Urban Meyer. Ohio State’s head coach will be entering his 11th season as a head coach, at his fourth school. He’s had prior stops at Bowling Green, Utah and Florida (where he won two national Tebows…er, titles).

O’Brien, for all his gold-standard credentials with the New England Patriots, has never been a head coach before. He’s the only one of the dozen Big Ten head coaches who’s never held that job title before – although Wilson’s first year in the job was last season.

Minnesota’s Jerry Kill has the most years as a head coach under his belt. This will be his 19th season as a head coach, with stops at such college football meccas as Saginaw Valley, Emporia State, Southern Illinois and Northern Illinois before arriving in Minneapolis in 2011, when he went 3-9. (Not sure how much all the HC experience helped.)

Iowa’s Kirk Ferentz is in his 17th season as a head coach – three at Maine and the remainder at Iowa.

Ferentz and Hayden Fry (1-10 in 1998, his final season at Iowa) and Bielema and Alvarez at Wisconsin comprise the lowest turnover-combos in the Big Ten since Penn State’s entrance.

Michigan’s Brady Hoke will start his 11th season in the head position, with stops at Ball State and San Diego State before going 11-2 in his inaugural season with the Wolverines.

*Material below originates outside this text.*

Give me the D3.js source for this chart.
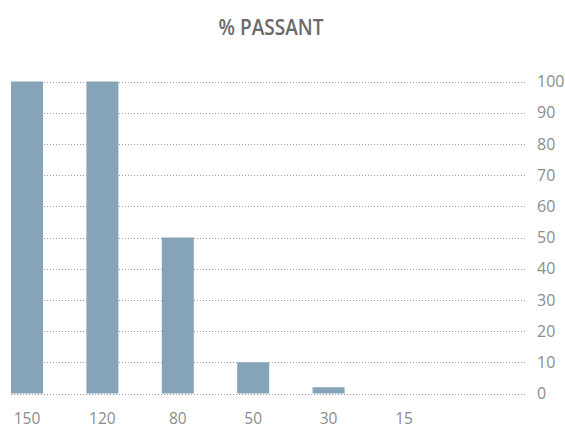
<!DOCTYPE html>
<html><head><meta charset="utf-8">
<script src="https://cdn.jsdelivr.net/npm/d3@7"></script>
<style>body{margin:0;background:#fff;}svg{display:block;}</style>
</head><body>
<svg id="c" width="565" height="429"></svg>
<script>
const categories = ["150","120","80","50","30","15"];
const values = [100, 100, 50, 10, 2, 0];
const yTicks = [0,10,20,30,40,50,60,70,80,90,100];
const title = "% PASSANT";

const svg = d3.select("#c");
const step = 75.4;
const x = d3.scaleBand().domain(categories)
  .range([27 - step/2, 27 - step/2 + step*categories.length])
  .paddingInner(1 - 32/step).paddingOuter((1 - 32/step)/2);
const y = d3.scaleLinear().domain([0,100]).range([393.5, 81.5]);
const gridX0 = 11, gridX1 = 527;

svg.append("text").attr("x", 271).attr("y", 35).attr("text-anchor","middle")
  .attr("font-family","'Open Sans', sans-serif").attr("font-weight",600)
  .attr("font-size",21).attr("fill","#6b6b6b").attr("textLength",105).attr("lengthAdjust","spacingAndGlyphs").text(title);

svg.append("g").selectAll("line").data(yTicks).join("line")
  .attr("x1", gridX0).attr("x2", gridX1)
  .attr("y1", d => Math.round(y(d))+0.5).attr("y2", d => Math.round(y(d))+0.5)
  .attr("stroke","#9a9a9a").attr("stroke-width",1).attr("stroke-dasharray","1,2");

svg.append("g").selectAll("rect").data(values).join("rect")
  .attr("x", (d,i) => x(categories[i])).attr("width", x.bandwidth())
  .attr("y", d => y(d)).attr("height", d => y(0) - y(d))
  .attr("fill","#86a4b8");

const yAxis = svg.append("g").attr("transform",`translate(${gridX1},0)`)
  .call(d3.axisRight(y).tickValues(yTicks).tickSize(0).tickPadding(10));
yAxis.select(".domain").remove();
yAxis.selectAll("text").attr("font-family","'Open Sans', sans-serif").attr("font-size",16).attr("fill","#8c8c8c");

const xAxis = svg.append("g").attr("transform",`translate(0,${y(0)})`)
  .call(d3.axisBottom(x).tickSize(0).tickPadding(19));
xAxis.select(".domain").remove();
xAxis.selectAll("text").attr("font-family","'Open Sans', sans-serif").attr("font-size",15.5).attr("fill","#8c8c8c");
</script>
</body></html>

Mark Dantonio enters his seventh season at Michigan State, on the heels of three years at Cincinnati. Purdue’s Danny Hope begins his ninth season as a head coach overall and his fourth with the Boilermakers.

The average age of the Big Ten’s head coaches in 48. The youngest coach of the Big Ten coaching group is Pat Fitzgerald, who is 37. He begins his seventh season at Northwestern.

Next youngest is Bielema, who is 42 years old and three months younger than O’Brien. He’s followed by Nebraska’s Bo Pelini (44), Beckman (47) and then Meyer, who turns 48 on July 10.

Come September, though, only two numbers matter: The ones after W and L.